__What is being asked__.
Copy out the listing that follows exactly, dropping every picture.

+ + + +

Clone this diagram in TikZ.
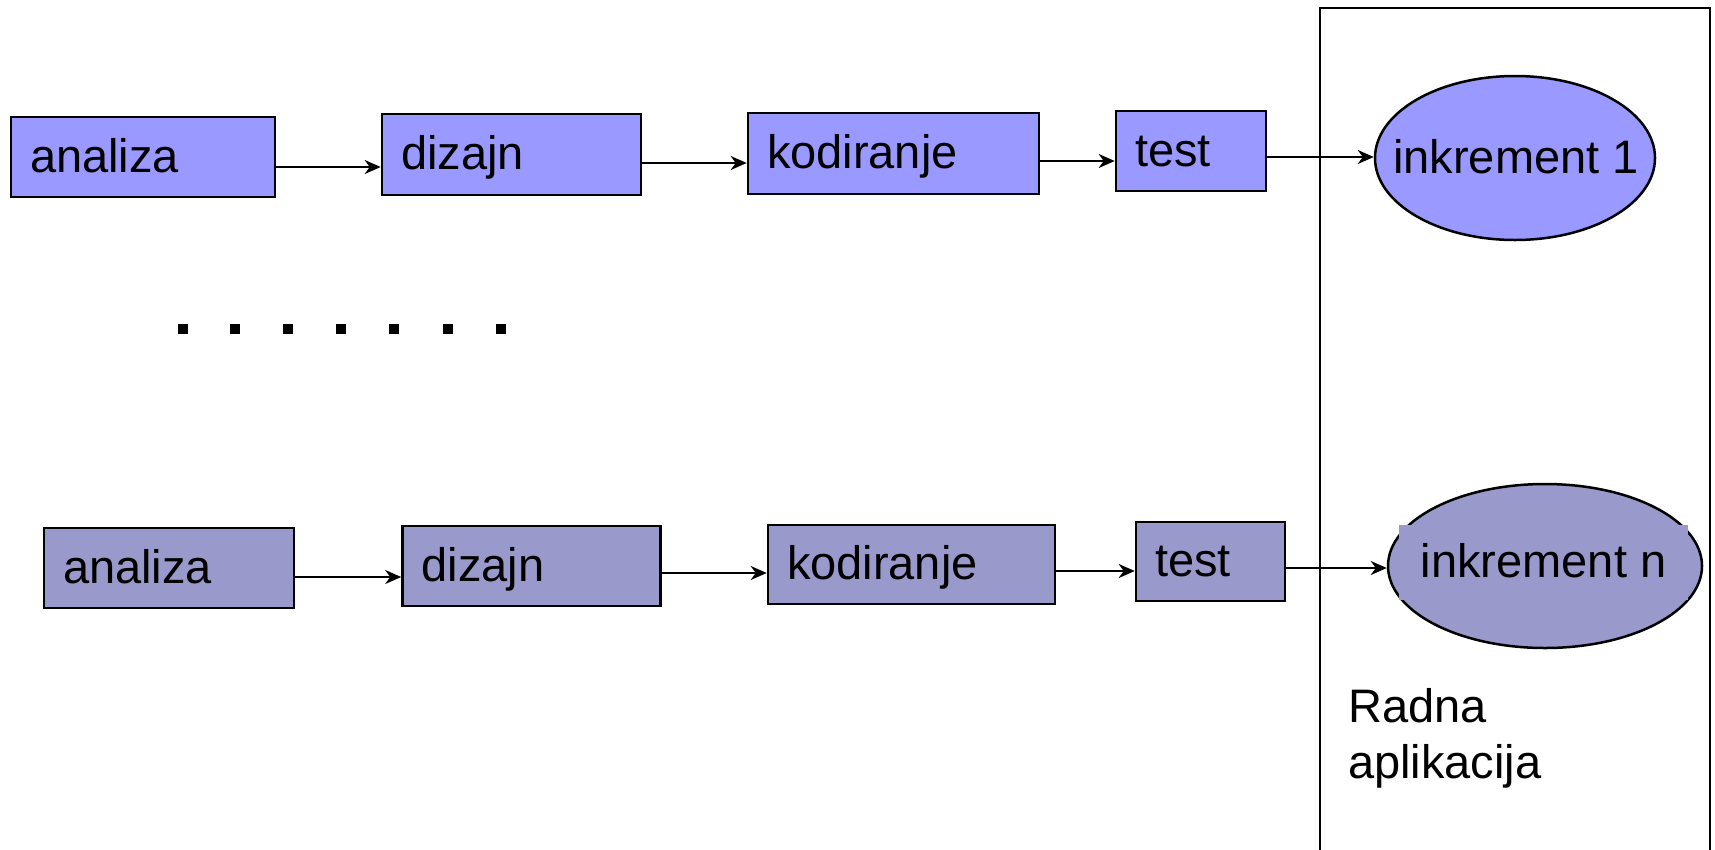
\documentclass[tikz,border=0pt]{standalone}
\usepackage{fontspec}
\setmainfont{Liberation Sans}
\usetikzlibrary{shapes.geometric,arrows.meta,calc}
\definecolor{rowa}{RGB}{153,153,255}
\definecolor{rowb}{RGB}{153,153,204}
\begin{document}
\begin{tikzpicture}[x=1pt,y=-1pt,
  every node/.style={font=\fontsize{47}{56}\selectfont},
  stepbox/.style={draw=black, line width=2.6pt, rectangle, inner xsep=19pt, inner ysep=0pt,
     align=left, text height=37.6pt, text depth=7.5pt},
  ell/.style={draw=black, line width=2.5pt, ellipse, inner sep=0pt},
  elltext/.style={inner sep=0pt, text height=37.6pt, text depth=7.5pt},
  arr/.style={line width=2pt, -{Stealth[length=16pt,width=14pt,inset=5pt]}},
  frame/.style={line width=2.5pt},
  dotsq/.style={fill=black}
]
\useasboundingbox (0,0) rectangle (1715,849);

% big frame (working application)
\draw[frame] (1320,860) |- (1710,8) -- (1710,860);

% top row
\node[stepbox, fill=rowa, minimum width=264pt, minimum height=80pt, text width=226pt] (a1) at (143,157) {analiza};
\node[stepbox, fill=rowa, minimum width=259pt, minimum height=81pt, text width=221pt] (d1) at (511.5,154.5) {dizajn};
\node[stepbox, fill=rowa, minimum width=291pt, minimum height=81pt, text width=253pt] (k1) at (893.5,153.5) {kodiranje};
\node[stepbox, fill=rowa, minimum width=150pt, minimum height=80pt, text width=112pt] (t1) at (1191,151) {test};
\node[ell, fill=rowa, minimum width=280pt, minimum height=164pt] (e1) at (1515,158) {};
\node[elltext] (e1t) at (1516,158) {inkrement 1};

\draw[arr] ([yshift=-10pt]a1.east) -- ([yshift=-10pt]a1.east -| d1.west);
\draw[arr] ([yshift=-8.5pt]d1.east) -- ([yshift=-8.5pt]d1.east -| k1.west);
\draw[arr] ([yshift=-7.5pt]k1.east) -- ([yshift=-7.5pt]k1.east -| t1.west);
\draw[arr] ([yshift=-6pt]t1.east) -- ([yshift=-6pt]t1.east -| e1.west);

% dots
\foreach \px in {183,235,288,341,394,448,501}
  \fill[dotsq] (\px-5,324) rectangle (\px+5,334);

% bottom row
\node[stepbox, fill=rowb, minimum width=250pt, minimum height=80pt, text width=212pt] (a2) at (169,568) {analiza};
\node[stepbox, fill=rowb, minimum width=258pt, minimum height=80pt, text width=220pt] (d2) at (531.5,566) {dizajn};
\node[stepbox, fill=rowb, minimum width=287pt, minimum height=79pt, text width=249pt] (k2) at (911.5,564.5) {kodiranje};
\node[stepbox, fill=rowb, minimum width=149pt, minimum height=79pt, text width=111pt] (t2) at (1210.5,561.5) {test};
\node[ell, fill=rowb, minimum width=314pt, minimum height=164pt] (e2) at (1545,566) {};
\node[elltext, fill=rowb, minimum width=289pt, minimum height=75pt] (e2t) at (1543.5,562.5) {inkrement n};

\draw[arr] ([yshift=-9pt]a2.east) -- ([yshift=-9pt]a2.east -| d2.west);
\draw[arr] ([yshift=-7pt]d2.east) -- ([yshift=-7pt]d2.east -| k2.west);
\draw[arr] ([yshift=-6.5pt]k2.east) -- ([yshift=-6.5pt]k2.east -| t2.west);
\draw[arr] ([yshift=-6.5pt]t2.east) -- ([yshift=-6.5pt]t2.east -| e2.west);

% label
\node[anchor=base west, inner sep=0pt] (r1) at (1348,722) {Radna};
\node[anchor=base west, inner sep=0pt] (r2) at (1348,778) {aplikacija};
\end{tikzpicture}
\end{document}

+ + + +

__Exercise answer__.
Clone this diagram in TikZ.
\documentclass[tikz,border=0pt]{standalone}
\usepackage{fontspec}
\setmainfont{Liberation Sans}
\usetikzlibrary{shapes.geometric,arrows.meta,calc}
\definecolor{rowa}{RGB}{153,153,255}
\definecolor{rowb}{RGB}{153,153,204}
\begin{document}
\begin{tikzpicture}[x=1pt,y=-1pt,
  every node/.style={font=\fontsize{47}{56}\selectfont},
  stepbox/.style={draw=black, line width=2.6pt, rectangle, inner xsep=19pt, inner ysep=0pt,
     align=left, text height=37.6pt, text depth=7.5pt},
  ell/.style={draw=black, line width=2.5pt, ellipse, inner sep=0pt},
  elltext/.style={inner sep=0pt, text height=37.6pt, text depth=7.5pt},
  arr/.style={line width=2pt, -{Stealth[length=16pt,width=14pt,inset=5pt]}},
  frame/.style={line width=2.5pt},
  dotsq/.style={fill=black}
]
\useasboundingbox (0,0) rectangle (1715,849);

% big frame (working application)
\draw[frame] (1320,860) |- (1710,8) -- (1710,860);

% top row
\node[stepbox, fill=rowa, minimum width=264pt, minimum height=80pt, text width=226pt] (a1) at (143,157) {analiza};
\node[stepbox, fill=rowa, minimum width=259pt, minimum height=81pt, text width=221pt] (d1) at (511.5,154.5) {dizajn};
\node[stepbox, fill=rowa, minimum width=291pt, minimum height=81pt, text width=253pt] (k1) at (893.5,153.5) {kodiranje};
\node[stepbox, fill=rowa, minimum width=150pt, minimum height=80pt, text width=112pt] (t1) at (1191,151) {test};
\node[ell, fill=rowa, minimum width=280pt, minimum height=164pt] (e1) at (1515,158) {};
\node[elltext] (e1t) at (1516,158) {inkrement 1};

\draw[arr] ([yshift=-10pt]a1.east) -- ([yshift=-10pt]a1.east -| d1.west);
\draw[arr] ([yshift=-8.5pt]d1.east) -- ([yshift=-8.5pt]d1.east -| k1.west);
\draw[arr] ([yshift=-7.5pt]k1.east) -- ([yshift=-7.5pt]k1.east -| t1.west);
\draw[arr] ([yshift=-6pt]t1.east) -- ([yshift=-6pt]t1.east -| e1.west);

% dots
\foreach \px in {183,235,288,341,394,448,501}
  \fill[dotsq] (\px-5,324) rectangle (\px+5,334);

% bottom row
\node[stepbox, fill=rowb, minimum width=250pt, minimum height=80pt, text width=212pt] (a2) at (169,568) {analiza};
\node[stepbox, fill=rowb, minimum width=258pt, minimum height=80pt, text width=220pt] (d2) at (531.5,566) {dizajn};
\node[stepbox, fill=rowb, minimum width=287pt, minimum height=79pt, text width=249pt] (k2) at (911.5,564.5) {kodiranje};
\node[stepbox, fill=rowb, minimum width=149pt, minimum height=79pt, text width=111pt] (t2) at (1210.5,561.5) {test};
\node[ell, fill=rowb, minimum width=314pt, minimum height=164pt] (e2) at (1545,566) {};
\node[elltext, fill=rowb, minimum width=289pt, minimum height=75pt] (e2t) at (1543.5,562.5) {inkrement n};

\draw[arr] ([yshift=-9pt]a2.east) -- ([yshift=-9pt]a2.east -| d2.west);
\draw[arr] ([yshift=-7pt]d2.east) -- ([yshift=-7pt]d2.east -| k2.west);
\draw[arr] ([yshift=-6.5pt]k2.east) -- ([yshift=-6.5pt]k2.east -| t2.west);
\draw[arr] ([yshift=-6.5pt]t2.east) -- ([yshift=-6.5pt]t2.east -| e2.west);

% label
\node[anchor=base west, inner sep=0pt] (r1) at (1348,722) {Radna};
\node[anchor=base west, inner sep=0pt] (r2) at (1348,778) {aplikacija};
\end{tikzpicture}
\end{document}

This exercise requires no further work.